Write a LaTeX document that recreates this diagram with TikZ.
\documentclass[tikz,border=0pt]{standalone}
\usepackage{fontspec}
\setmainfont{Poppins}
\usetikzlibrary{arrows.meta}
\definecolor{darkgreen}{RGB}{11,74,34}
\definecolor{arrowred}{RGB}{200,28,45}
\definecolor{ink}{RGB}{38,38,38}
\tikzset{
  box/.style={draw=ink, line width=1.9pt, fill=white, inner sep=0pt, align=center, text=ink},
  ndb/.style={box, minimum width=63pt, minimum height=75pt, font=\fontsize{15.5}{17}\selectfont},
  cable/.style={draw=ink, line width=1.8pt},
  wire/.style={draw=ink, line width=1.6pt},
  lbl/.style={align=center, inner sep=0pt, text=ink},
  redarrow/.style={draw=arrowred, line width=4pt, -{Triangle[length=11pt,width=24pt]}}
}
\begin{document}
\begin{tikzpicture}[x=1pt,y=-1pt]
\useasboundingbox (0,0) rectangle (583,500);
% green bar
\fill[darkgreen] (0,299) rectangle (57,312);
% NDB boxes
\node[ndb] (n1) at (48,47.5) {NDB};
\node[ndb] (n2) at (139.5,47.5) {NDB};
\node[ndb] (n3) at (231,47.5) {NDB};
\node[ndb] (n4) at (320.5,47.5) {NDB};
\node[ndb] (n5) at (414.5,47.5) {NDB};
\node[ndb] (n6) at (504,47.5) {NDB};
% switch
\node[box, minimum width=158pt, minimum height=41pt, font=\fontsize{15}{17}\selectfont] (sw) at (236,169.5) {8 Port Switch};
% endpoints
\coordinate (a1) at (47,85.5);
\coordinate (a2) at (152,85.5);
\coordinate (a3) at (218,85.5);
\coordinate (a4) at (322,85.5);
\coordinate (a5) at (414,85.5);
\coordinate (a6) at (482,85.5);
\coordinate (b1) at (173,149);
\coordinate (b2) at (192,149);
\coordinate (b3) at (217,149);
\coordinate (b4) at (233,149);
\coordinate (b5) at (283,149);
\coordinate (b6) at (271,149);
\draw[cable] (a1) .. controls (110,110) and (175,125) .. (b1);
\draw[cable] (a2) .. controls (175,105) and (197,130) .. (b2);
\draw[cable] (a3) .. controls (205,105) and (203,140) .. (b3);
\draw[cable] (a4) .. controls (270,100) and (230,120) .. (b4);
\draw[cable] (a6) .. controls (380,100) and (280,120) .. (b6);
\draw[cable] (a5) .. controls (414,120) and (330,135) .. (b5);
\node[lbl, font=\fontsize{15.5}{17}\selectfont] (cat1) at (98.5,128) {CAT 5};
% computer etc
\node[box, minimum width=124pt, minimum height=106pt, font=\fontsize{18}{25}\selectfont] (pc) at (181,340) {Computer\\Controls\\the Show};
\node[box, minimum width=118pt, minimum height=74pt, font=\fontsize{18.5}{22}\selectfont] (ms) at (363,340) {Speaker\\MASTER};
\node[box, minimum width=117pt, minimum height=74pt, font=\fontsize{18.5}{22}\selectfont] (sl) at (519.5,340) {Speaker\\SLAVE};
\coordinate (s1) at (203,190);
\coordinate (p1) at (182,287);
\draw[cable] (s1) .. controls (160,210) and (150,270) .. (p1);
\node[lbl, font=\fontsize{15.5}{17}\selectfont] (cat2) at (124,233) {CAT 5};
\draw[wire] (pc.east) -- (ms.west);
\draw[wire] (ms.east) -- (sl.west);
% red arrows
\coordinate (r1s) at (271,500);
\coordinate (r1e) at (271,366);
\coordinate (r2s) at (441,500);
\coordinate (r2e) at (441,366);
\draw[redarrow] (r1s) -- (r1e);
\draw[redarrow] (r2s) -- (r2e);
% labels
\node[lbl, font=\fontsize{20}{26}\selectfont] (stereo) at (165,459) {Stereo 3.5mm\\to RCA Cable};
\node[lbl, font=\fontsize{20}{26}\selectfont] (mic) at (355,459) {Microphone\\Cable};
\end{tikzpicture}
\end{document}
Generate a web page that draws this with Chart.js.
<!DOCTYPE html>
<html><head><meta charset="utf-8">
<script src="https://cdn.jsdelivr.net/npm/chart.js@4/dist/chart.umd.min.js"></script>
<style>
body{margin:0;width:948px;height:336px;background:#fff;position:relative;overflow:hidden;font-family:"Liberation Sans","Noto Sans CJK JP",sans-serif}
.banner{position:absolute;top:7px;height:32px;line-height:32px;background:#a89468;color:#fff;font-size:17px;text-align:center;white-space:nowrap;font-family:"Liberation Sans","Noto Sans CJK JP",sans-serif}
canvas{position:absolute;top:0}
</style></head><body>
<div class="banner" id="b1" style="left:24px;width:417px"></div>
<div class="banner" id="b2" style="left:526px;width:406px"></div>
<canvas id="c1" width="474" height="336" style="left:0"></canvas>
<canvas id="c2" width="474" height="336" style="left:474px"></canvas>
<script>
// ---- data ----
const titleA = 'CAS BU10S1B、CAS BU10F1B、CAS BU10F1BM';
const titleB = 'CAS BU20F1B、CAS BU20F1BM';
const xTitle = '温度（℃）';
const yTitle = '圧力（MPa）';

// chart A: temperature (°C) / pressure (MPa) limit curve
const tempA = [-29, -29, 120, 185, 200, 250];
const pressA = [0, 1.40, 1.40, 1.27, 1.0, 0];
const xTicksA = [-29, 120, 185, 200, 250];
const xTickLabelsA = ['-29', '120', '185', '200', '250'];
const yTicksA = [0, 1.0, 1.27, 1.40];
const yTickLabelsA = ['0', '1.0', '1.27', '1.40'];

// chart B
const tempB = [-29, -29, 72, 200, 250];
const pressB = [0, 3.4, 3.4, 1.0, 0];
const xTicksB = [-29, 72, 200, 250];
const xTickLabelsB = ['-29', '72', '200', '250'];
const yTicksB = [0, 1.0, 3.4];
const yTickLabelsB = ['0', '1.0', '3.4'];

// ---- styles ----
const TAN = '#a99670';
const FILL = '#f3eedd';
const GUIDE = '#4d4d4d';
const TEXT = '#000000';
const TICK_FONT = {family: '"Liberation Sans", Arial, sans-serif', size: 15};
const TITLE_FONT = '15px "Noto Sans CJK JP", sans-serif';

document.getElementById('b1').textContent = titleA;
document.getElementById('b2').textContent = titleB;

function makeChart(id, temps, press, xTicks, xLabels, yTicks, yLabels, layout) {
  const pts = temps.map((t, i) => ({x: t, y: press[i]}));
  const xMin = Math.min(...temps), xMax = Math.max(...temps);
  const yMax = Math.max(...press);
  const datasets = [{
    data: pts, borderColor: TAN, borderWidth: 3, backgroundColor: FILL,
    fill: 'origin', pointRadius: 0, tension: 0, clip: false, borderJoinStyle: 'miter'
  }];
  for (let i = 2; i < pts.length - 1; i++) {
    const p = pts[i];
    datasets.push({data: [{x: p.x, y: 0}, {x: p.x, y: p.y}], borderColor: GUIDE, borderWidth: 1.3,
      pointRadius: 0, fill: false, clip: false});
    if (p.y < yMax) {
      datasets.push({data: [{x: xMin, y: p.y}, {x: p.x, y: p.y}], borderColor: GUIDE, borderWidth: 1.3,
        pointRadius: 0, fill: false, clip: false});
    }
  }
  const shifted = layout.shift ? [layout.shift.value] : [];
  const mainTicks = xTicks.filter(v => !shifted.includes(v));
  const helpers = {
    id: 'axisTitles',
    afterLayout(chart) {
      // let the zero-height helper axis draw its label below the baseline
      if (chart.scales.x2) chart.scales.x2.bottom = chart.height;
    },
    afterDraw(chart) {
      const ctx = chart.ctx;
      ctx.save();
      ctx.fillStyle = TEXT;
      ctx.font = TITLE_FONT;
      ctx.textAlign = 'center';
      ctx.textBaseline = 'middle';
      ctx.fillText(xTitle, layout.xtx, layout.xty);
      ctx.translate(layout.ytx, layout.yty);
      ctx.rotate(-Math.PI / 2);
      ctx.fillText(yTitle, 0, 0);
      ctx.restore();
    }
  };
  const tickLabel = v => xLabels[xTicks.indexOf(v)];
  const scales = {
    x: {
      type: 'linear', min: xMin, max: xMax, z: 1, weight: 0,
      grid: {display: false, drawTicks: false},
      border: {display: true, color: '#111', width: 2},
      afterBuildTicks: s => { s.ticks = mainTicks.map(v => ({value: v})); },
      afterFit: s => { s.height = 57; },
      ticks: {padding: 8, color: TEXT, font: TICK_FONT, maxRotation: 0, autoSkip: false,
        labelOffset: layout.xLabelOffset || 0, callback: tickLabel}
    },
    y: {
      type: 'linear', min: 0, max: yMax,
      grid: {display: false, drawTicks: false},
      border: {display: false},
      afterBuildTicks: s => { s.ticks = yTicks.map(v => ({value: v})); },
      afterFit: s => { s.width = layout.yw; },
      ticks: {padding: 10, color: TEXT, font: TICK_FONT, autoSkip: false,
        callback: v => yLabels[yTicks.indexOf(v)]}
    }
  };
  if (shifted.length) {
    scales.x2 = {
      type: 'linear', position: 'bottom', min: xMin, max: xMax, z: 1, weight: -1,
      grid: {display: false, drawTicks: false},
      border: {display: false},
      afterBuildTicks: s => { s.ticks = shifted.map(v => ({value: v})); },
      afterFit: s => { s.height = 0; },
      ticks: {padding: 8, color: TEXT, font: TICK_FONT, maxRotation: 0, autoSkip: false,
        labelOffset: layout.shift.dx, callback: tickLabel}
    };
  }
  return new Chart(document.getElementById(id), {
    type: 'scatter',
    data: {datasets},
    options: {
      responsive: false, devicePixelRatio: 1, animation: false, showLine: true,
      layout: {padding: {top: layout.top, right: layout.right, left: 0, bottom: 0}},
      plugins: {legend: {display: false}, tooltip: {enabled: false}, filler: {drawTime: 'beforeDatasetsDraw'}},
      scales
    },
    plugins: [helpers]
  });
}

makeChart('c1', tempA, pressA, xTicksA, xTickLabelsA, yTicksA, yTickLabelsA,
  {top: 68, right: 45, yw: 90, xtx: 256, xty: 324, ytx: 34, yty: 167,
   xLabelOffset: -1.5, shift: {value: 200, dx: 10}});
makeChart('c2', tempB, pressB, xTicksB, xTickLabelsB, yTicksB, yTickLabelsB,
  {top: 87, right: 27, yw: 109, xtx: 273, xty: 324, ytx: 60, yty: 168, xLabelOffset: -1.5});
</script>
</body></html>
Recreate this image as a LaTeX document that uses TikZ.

※

### [What to produce]
Working from the data above, extract solely the lines from the one containing "Generate a web" through the one containing "const yTickLabelsB = ['0', '1.0', '3.4'];", exactly as they appear, both included.

### [Exercise result]
Generate a web page that draws this with Chart.js.
<!DOCTYPE html>
<html><head><meta charset="utf-8">
<script src="https://cdn.jsdelivr.net/npm/chart.js@4/dist/chart.umd.min.js"></script>
<style>
body{margin:0;width:948px;height:336px;background:#fff;position:relative;overflow:hidden;font-family:"Liberation Sans","Noto Sans CJK JP",sans-serif}
.banner{position:absolute;top:7px;height:32px;line-height:32px;background:#a89468;color:#fff;font-size:17px;text-align:center;white-space:nowrap;font-family:"Liberation Sans","Noto Sans CJK JP",sans-serif}
canvas{position:absolute;top:0}
</style></head><body>
<div class="banner" id="b1" style="left:24px;width:417px"></div>
<div class="banner" id="b2" style="left:526px;width:406px"></div>
<canvas id="c1" width="474" height="336" style="left:0"></canvas>
<canvas id="c2" width="474" height="336" style="left:474px"></canvas>
<script>
// ---- data ----
const titleA = 'CAS BU10S1B、CAS BU10F1B、CAS BU10F1BM';
const titleB = 'CAS BU20F1B、CAS BU20F1BM';
const xTitle = '温度（℃）';
const yTitle = '圧力（MPa）';

// chart A: temperature (°C) / pressure (MPa) limit curve
const tempA = [-29, -29, 120, 185, 200, 250];
const pressA = [0, 1.40, 1.40, 1.27, 1.0, 0];
const xTicksA = [-29, 120, 185, 200, 250];
const xTickLabelsA = ['-29', '120', '185', '200', '250'];
const yTicksA = [0, 1.0, 1.27, 1.40];
const yTickLabelsA = ['0', '1.0', '1.27', '1.40'];

// chart B
const tempB = [-29, -29, 72, 200, 250];
const pressB = [0, 3.4, 3.4, 1.0, 0];
const xTicksB = [-29, 72, 200, 250];
const xTickLabelsB = ['-29', '72', '200', '250'];
const yTicksB = [0, 1.0, 3.4];
const yTickLabelsB = ['0', '1.0', '3.4'];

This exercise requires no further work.